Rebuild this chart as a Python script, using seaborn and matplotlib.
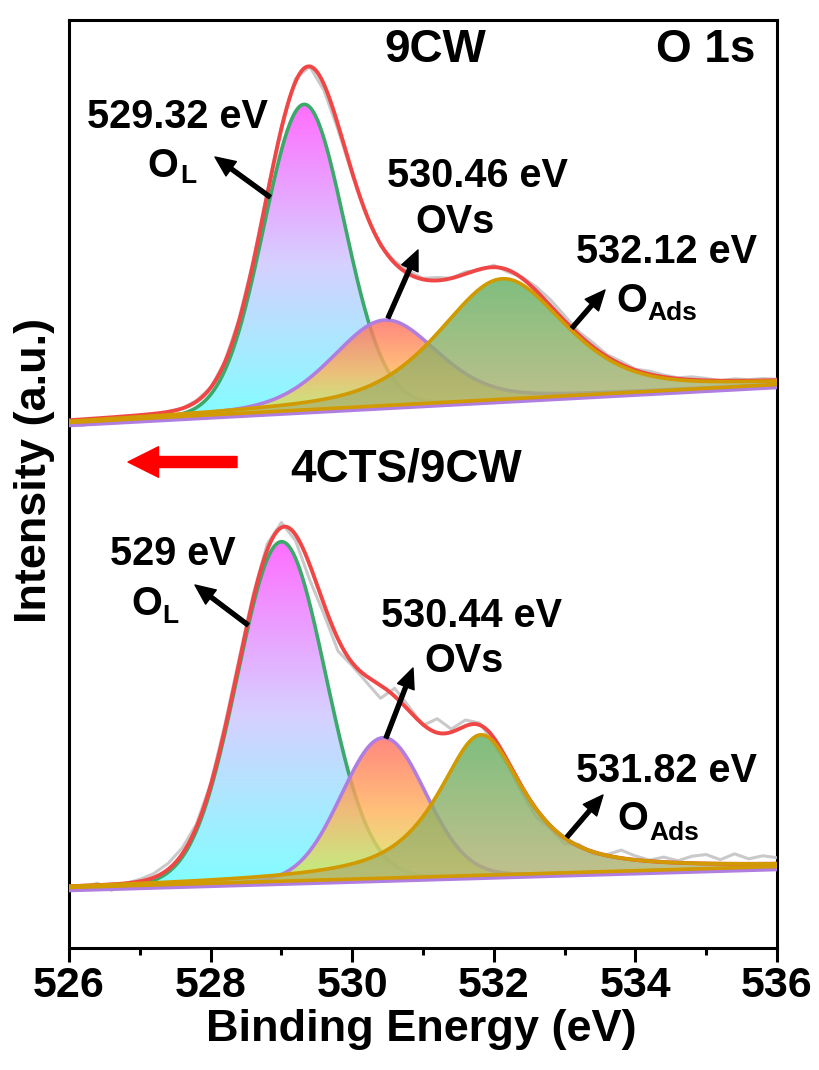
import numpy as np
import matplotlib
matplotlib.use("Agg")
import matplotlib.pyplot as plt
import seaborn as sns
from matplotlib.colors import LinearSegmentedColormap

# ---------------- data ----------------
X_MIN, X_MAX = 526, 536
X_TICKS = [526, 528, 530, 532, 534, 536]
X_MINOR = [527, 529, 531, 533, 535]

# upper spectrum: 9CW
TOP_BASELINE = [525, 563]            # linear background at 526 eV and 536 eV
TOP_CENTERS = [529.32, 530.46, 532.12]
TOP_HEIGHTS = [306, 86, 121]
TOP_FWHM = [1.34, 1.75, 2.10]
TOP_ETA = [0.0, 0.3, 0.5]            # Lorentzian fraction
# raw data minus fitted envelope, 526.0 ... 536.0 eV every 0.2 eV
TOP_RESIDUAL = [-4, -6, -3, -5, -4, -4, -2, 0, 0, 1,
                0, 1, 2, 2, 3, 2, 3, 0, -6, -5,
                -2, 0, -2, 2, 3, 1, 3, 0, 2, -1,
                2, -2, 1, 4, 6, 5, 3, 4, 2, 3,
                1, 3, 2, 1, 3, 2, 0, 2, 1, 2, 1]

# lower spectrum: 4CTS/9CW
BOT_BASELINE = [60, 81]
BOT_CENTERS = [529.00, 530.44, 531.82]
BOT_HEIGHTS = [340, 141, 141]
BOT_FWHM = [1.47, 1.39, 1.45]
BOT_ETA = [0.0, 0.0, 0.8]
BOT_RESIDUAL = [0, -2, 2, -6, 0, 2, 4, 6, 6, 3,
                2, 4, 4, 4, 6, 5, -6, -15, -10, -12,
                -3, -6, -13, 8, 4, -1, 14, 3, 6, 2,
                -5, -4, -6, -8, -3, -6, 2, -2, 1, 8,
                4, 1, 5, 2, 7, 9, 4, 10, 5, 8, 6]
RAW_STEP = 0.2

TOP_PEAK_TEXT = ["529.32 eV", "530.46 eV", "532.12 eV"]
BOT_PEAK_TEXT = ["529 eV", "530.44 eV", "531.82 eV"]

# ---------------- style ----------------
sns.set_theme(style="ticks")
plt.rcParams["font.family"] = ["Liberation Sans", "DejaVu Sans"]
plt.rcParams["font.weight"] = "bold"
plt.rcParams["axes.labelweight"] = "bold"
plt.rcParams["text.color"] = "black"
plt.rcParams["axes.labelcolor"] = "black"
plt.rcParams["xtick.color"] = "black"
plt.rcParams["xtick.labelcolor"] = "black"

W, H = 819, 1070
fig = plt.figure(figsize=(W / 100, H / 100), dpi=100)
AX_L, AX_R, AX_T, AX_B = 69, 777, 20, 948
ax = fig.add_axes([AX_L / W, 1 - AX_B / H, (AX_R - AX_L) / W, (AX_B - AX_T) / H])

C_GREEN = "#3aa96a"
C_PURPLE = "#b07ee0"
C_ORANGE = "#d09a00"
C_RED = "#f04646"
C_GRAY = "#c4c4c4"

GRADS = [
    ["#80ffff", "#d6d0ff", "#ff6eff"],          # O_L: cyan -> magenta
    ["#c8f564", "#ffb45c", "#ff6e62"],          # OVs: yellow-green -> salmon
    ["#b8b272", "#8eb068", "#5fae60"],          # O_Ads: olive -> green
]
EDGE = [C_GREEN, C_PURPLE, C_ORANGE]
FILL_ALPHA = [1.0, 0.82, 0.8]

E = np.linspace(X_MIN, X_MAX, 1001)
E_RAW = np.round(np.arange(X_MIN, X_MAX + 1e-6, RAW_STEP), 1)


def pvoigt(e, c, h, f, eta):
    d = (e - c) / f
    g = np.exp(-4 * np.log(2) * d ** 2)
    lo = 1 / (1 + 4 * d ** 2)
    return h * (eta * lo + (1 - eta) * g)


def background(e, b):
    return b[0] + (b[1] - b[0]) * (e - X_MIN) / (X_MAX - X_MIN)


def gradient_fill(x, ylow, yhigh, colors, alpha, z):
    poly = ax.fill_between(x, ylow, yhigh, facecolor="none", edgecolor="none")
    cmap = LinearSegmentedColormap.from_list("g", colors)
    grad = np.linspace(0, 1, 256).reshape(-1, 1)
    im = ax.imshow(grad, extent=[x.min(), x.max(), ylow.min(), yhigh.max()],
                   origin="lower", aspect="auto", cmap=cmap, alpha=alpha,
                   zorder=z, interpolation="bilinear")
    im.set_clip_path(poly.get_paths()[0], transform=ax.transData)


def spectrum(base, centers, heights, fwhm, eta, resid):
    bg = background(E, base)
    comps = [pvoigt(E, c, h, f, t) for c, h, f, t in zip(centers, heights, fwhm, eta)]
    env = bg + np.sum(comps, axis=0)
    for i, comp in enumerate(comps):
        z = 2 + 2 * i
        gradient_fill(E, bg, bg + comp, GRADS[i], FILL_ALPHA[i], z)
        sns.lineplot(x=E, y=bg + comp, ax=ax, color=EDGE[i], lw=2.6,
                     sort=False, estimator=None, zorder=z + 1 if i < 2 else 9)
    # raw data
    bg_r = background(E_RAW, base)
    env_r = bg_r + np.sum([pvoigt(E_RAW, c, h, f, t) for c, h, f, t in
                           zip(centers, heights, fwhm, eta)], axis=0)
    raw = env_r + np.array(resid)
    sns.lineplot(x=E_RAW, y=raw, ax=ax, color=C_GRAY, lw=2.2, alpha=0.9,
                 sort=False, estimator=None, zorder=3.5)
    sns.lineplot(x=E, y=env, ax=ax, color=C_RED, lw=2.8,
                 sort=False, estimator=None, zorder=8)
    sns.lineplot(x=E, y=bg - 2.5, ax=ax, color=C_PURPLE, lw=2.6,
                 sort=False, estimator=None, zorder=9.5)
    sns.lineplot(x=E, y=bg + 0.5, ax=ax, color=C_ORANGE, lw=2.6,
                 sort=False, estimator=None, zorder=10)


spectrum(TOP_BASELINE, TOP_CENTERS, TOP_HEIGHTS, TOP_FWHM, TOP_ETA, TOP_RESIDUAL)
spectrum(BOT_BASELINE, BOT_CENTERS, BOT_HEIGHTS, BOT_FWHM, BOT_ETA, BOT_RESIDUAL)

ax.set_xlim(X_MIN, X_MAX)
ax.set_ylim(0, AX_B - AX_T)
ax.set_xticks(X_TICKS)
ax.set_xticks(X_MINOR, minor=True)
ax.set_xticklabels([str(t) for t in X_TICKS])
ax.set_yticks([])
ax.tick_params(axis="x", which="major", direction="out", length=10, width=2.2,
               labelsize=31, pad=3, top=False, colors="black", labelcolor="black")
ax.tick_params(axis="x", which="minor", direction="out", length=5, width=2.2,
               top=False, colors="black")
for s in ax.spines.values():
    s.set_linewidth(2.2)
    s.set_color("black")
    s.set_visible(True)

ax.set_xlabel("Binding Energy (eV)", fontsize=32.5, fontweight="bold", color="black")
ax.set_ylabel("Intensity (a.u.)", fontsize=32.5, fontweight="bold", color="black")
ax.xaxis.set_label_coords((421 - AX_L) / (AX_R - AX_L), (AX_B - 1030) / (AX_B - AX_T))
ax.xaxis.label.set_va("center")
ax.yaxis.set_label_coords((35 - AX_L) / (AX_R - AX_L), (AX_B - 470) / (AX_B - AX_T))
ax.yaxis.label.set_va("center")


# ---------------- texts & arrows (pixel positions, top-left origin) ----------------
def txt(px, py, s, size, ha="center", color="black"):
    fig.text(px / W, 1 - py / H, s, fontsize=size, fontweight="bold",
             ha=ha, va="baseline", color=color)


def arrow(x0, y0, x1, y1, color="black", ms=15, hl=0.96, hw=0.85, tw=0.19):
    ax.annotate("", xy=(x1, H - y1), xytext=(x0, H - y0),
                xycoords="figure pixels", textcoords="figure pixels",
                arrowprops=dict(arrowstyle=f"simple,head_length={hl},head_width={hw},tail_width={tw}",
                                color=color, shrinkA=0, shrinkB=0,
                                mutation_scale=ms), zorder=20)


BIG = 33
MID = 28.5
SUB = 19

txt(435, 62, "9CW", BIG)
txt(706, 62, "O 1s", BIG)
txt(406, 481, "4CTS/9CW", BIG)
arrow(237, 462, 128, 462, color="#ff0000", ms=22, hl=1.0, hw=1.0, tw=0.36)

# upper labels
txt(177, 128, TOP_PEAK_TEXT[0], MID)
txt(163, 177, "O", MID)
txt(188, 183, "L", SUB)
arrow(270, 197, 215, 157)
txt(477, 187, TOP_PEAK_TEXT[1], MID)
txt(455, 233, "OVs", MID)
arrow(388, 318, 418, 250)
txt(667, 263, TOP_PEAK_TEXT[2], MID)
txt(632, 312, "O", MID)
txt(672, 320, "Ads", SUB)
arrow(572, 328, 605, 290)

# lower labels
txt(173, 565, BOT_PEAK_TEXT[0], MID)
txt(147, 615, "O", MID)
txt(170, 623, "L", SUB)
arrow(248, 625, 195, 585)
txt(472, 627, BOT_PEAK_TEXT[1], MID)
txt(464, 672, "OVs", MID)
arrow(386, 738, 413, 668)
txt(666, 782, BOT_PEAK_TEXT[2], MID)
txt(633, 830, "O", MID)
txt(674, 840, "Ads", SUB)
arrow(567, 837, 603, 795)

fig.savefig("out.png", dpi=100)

▶ [Aim]:
In the data above, please extract the lines from the first one through the line with "X_MINOR = [527, 529, 531, 533, 535]", exactly, and keep pictures out.

▶ [Correct result]:
Rebuild this chart as a Python script, using seaborn and matplotlib.
import numpy as np
import matplotlib
matplotlib.use("Agg")
import matplotlib.pyplot as plt
import seaborn as sns
from matplotlib.colors import LinearSegmentedColormap

# ---------------- data ----------------
X_MIN, X_MAX = 526, 536
X_TICKS = [526, 528, 530, 532, 534, 536]
X_MINOR = [527, 529, 531, 533, 535]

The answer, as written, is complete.